Extracted records
## start
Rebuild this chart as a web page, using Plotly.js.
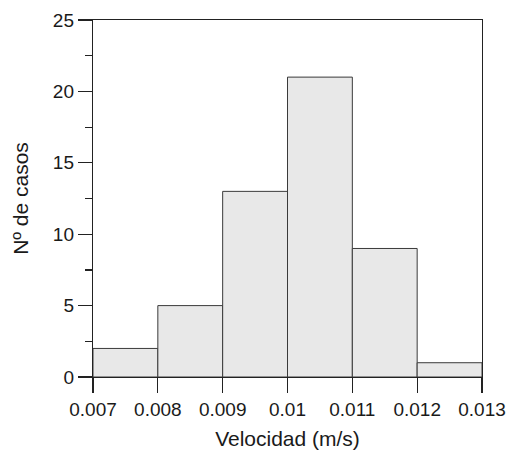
<!DOCTYPE html>
<html>
<head>
<meta charset="utf-8">
<script src="https://cdn.plot.ly/plotly-3.0.1.min.js"></script>
<style>html,body{margin:0;padding:0;background:#fff;}</style>
</head>
<body>
<div id="chart" style="width:508px;height:460px;"></div>
<script>
const binEdges = [0.007, 0.008, 0.009, 0.010, 0.011, 0.012, 0.013];
const counts = [2, 5, 13, 21, 9, 1];
const xTickVals = [0.007, 0.008, 0.009, 0.010, 0.011, 0.012, 0.013];
const xTickText = ['0.007', '0.008', '0.009', '0.01', '0.011', '0.012', '0.013'];
const yTickVals = [0, 5, 10, 15, 20, 25];

const centers = counts.map((c, i) => (binEdges[i] + binEdges[i + 1]) / 2);
const widths = counts.map((c, i) => binEdges[i + 1] - binEdges[i]);

const trace = {
  type: 'bar',
  x: centers,
  y: counts,
  width: widths,
  marker: { color: '#e8e8e8', line: { color: '#3a3a3a', width: 1 } },
  hoverinfo: 'x+y'
};

const fontFam = 'Liberation Sans, Arial, sans-serif';
const layout = {
  width: 508, height: 460,
  margin: { l: 93, r: 26, t: 20, b: 83 },
  paper_bgcolor: '#fff', plot_bgcolor: '#fff',
  showlegend: false,
  font: { family: fontFam, color: '#1a1a1a', size: 19 },
  xaxis: {
    range: [0.007, 0.013],
    tickvals: xTickVals, ticktext: xTickText,
    ticks: 'outside', ticklen: 15, tickwidth: 1.2, tickcolor: '#222',
    showline: true, linecolor: '#222', linewidth: 1.2, mirror: true,
    showgrid: false, zeroline: false,
    tickfont: { size: 19, family: fontFam },
    title: { text: 'Velocidad (m/s)', font: { size: 21, family: fontFam }, standoff: 12 }
  },
  yaxis: {
    range: [0, 25],
    tickvals: yTickVals,
    ticks: 'outside', ticklen: 14, tickwidth: 1.2, tickcolor: '#222',
    minor: { dtick: 2.5, tick0: 0, ticks: 'outside', ticklen: 7, tickwidth: 1.2, tickcolor: '#222' },
    showline: true, linecolor: '#222', linewidth: 1.2, mirror: true,
    showgrid: false, zeroline: false,
    tickfont: { size: 19, family: fontFam },
    title: { text: 'Nº de casos', font: { size: 21, family: fontFam }, standoff: 18 }
  },
  bargap: 0
};

Plotly.newPlot('chart', [trace], layout, { displayModeBar: false, staticPlot: true });
</script>
</body>
</html>
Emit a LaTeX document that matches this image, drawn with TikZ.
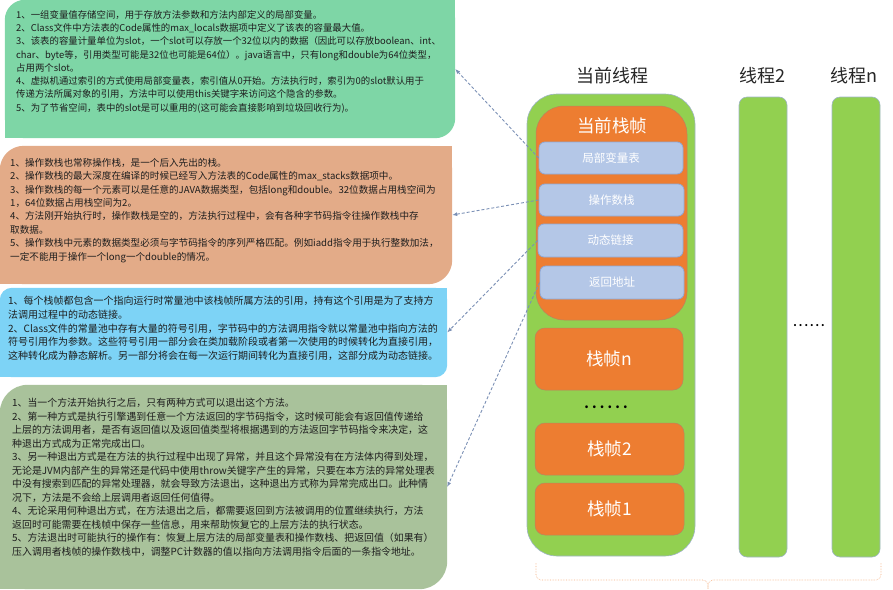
\documentclass[tikz,border=0pt]{standalone}
\usepackage{fontspec}
\setmainfont{Noto Sans CJK SC}
\usetikzlibrary{arrows.meta}
\definecolor{gA}{HTML}{7ED6A6}
\definecolor{oA}{HTML}{E3AB88}
\definecolor{bA}{HTML}{7DD3F6}
\definecolor{vA}{HTML}{A9C29B}
\definecolor{thr}{HTML}{92D050}
\definecolor{thrb}{HTML}{9FB4C7}
\definecolor{frm}{HTML}{ED7D31}
\definecolor{frmb}{HTML}{B9855F}
\definecolor{slotc}{HTML}{B4C7E7}
\definecolor{slotb}{HTML}{8EA8D8}
\definecolor{arr}{HTML}{7B90B5}
\definecolor{brc}{HTML}{F4B183}
\definecolor{txtc}{HTML}{1E1E1E}
\newcommand\infobg[3]{%
  \fill[#2, rounded corners=#3pt] (#1.south west) rectangle (#1.north east);
  \fill[#2] (#1.north east) rectangle ++(-#3,#3);
  \fill[#2] (#1.south west) rectangle ++(#3,-#3);
}
\newcommand\dotrow[1]{.\hspace{#1}.\hspace{#1}.\hspace{#1}.\hspace{#1}.\hspace{#1}.}
\begin{document}
\begin{tikzpicture}[x=1pt,y=-1pt,
  area/.style={inner sep=0, minimum width=#1},
  txt/.style={inner sep=0, align=left, anchor=north west, text=txtc},
  thread/.style={fill=thr, draw=thrb, line width=0.6pt, inner sep=0},
  frame/.style={fill=frm, draw=frmb, line width=0.5pt, inner sep=0, text=white, font=\fontsize{17.5}{20}\selectfont},
  slotbox/.style={fill=slotc, draw=slotb, line width=0.8pt, rounded corners=6pt, inner sep=0, minimum width=144pt, minimum height=32pt, text=white, font=\fontsize{11.5}{13}\selectfont},
  title/.style={inner sep=0, text=black!85, font=\fontsize{18}{20}\selectfont},
  conn/.style={draw=arr, line width=0.9pt, dash pattern=on 3pt off 2pt, -{Latex[length=5pt,width=4pt]}},
  bracestyle/.style={draw=brc, line width=0.6pt, densely dotted, rounded corners=5pt}
]
\useasboundingbox (0,0) rectangle (893,589);

% info boxes
\node[area=450pt, minimum height=138pt] (b1) at (230,69) {};
\node[area=452pt, minimum height=138pt] (b2) at (226,215) {};
\node[area=447pt, minimum height=89pt] (b3) at (223.5,332.5) {};
\node[area=447pt, minimum height=204pt] (b4) at (223.5,487) {};
\infobg{b1}{gA}{20}
\infobg{b2}{oA}{24}
\infobg{b3}{bA}{12}
\infobg{b4}{vA}{28}

\node[txt, font=\fontsize{9.4}{13.3}\selectfont] (x1) at (16,10) {%
1、一组变量值存储空间，用于存放方法参数和方法内部定义的局部变量。\\
2、Class文件中方法表的Code属性的max\_locals数据项中定义了该表的容量最大值。\\
3、该表的容量计量单位为slot，一个slot可以存放一个32位以内的数据（因此可以存放boolean、int、\\
char、byte等，引用类型可能是32位也可能是64位）。java语言中，只有long和double为64位类型，\\
占用两个slot。\\
4、虚拟机通过索引的方式使用局部变量表，索引值从0开始。方法执行时，索引为0的slot默认用于\\
传递方法所属对象的引用，方法中可以使用this关键字来访问这个隐含的参数。\\
5、为了节省空间，表中的slot是可以重用的(这可能会直接影响到垃圾回收行为)。};

\node[txt, font=\fontsize{9.6}{13.4}\selectfont] (x2) at (10,158) {%
1、操作数栈也常称操作栈，是一个后入先出的栈。\\
2、操作数栈的最大深度在编译的时候已经写入方法表的Code属性的max\_stacks数据项中。\\
3、操作数栈的每一个元素可以是任意的JAVA数据类型，包括long和double。32位数据占用栈空间为\\
1，64位数据占用栈空间为2。\\
4、方法刚开始执行时，操作数栈是空的，方法执行过程中，会有各种字节码指令往操作数栈中存\\
取数据。\\
5、操作数栈中元素的数据类型必须与字节码指令的序列严格匹配。例如iadd指令用于执行整数加法，\\
一定不能用于操作一个long一个double的情况。};

\node[txt, font=\fontsize{10}{13.7}\selectfont] (x3) at (8,296) {%
1、每个栈帧都包含一个指向运行时常量池中该栈帧所属方法的引用，持有这个引用是为了支持方\\
法调用过程中的动态链接。\\
2、Class文件的常量池中存有大量的符号引用，字节码中的方法调用指令就以常量池中指向方法的\\
符号引用作为参数。这些符号引用一部分会在类加载阶段或者第一次使用的时候转化为直接引用，\\
这种转化成为静态解析。另一部分将会在每一次运行期间转化为直接引用，这部分成为动态链接。};

\node[txt, font=\fontsize{9.9}{13.5}\selectfont] (x4) at (12,398) {%
1、当一个方法开始执行之后，只有两种方式可以退出这个方法。\\
2、第一种方式是执行引擎遇到任意一个方法返回的字节码指令，这时候可能会有返回值传递给\\
上层的方法调用者，是否有返回值以及返回值类型将根据遇到的方法返回字节码指令来决定，这\\
种退出方式成为正常完成出口。\\
3、另一种退出方式是在方法的执行过程中出现了异常，并且这个异常没有在方法体内得到处理，\\
无论是JVM内部产生的异常还是代码中使用throw关键字产生的异常，只要在本方法的异常处理表\\
中没有搜索到匹配的异常处理器，就会导致方法退出，这种退出方式称为异常完成出口。此种情\\
况下，方法是不会给上层调用者返回任何值得。\\
4、无论采用何种退出方式，在方法退出之后，都需要返回到方法被调用的位置继续执行，方法\\
返回时可能需要在栈帧中保存一些信息，用来帮助恢复它的上层方法的执行状态。\\
5、方法退出时可能执行的操作有：恢复上层方法的局部变量表和操作数栈、把返回值（如果有）\\
压入调用者栈帧的操作数栈中，调整PC计数器的值以指向方法调用指令后面的一条指令地址。};

% threads
\node[title] (tt1) at (612,76) {当前线程};
\node[title] (tt2) at (762,76) {线程2};
\node[title] (tt3) at (854,76) {线程n};
\node[thread, rounded corners=30pt, minimum width=168pt, minimum height=462pt] (th1) at (611,325) {};
\node[thread, rounded corners=8pt, minimum width=48pt, minimum height=460pt] (th2) at (763,327) {};
\node[thread, rounded corners=8pt, minimum width=48pt, minimum height=460pt] (th3) at (856,327) {};
\node[inner sep=0, font=\fontsize{10}{10}\selectfont\bfseries] (d2) at (809,326) {\dotrow{2pt}};

% current frame
\node[frame, rounded corners=28pt, minimum width=151pt, minimum height=214pt] (cf) at (611.5,213) {};
\node[inner sep=0, text=white, font=\fontsize{17.5}{20}\selectfont] (cft) at (612,126) {当前栈帧};
\node[slotbox] (lv) at (611,158) {局部变量表};
\node[slotbox, minimum width=145pt] (op) at (611.5,200) {操作数栈};
\node[slotbox, minimum width=145pt, minimum height=33pt] (dl) at (610.5,240.5) {动态链接};
\node[slotbox, minimum width=144pt, minimum height=33pt] (ra) at (612,282.5) {返回地址};

\node[frame, rounded corners=10pt, minimum width=148pt, minimum height=62pt] (fn) at (609,359) {栈帧n};
\node[inner sep=0, font=\fontsize{13}{13}\selectfont\bfseries] (d1) at (606,407) {\dotrow{3.2pt}};
\node[frame, rounded corners=10pt, minimum width=149pt, minimum height=52pt] (f2) at (609.5,449) {栈帧2};
\node[frame, rounded corners=10pt, minimum width=149pt, minimum height=52pt] (f1) at (609.5,509) {栈帧1};

% connectors
\draw[conn] (lv.west) -- (b1.east);
\draw[conn] (op.west) -- (b2.east);
\draw[conn] (dl.west) -- (b3.east);
\draw[conn] (ra.west) -- (b4.east);

% brace
\coordinate (bl) at (536,563);
\coordinate (br) at (881,563);
\coordinate (bm) at (708,580);
\coordinate (bt) at (708,589);
\draw[bracestyle] (bl) |- (bm) -- (bt);
\draw[bracestyle] (br) |- (bm) -- (bt);
\end{tikzpicture}
\end{document}
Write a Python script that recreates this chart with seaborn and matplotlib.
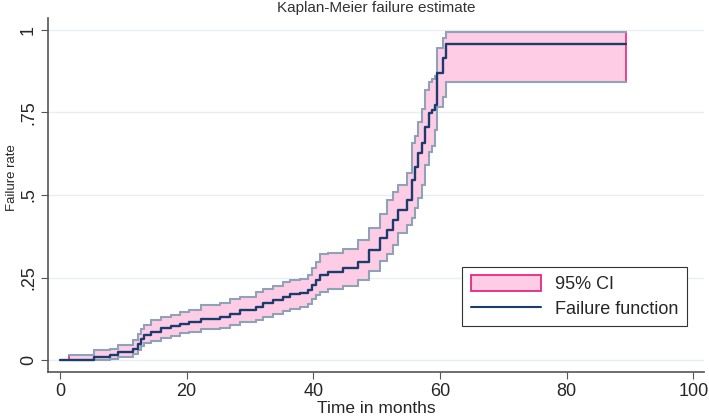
## end
_WHAT IS BEING ASKED_
Search the data for "chart". Copy every matching line.

_RESULT OF THIS EXERCISE_
Rebuild this chart as a web page, using Plotly.js.
<div id="chart" style="width:508px;height:460px;"></div>
Plotly.newPlot('chart', [trace], layout, { displayModeBar: false, staticPlot: true });
Write a Python script that recreates this chart with seaborn and matplotlib.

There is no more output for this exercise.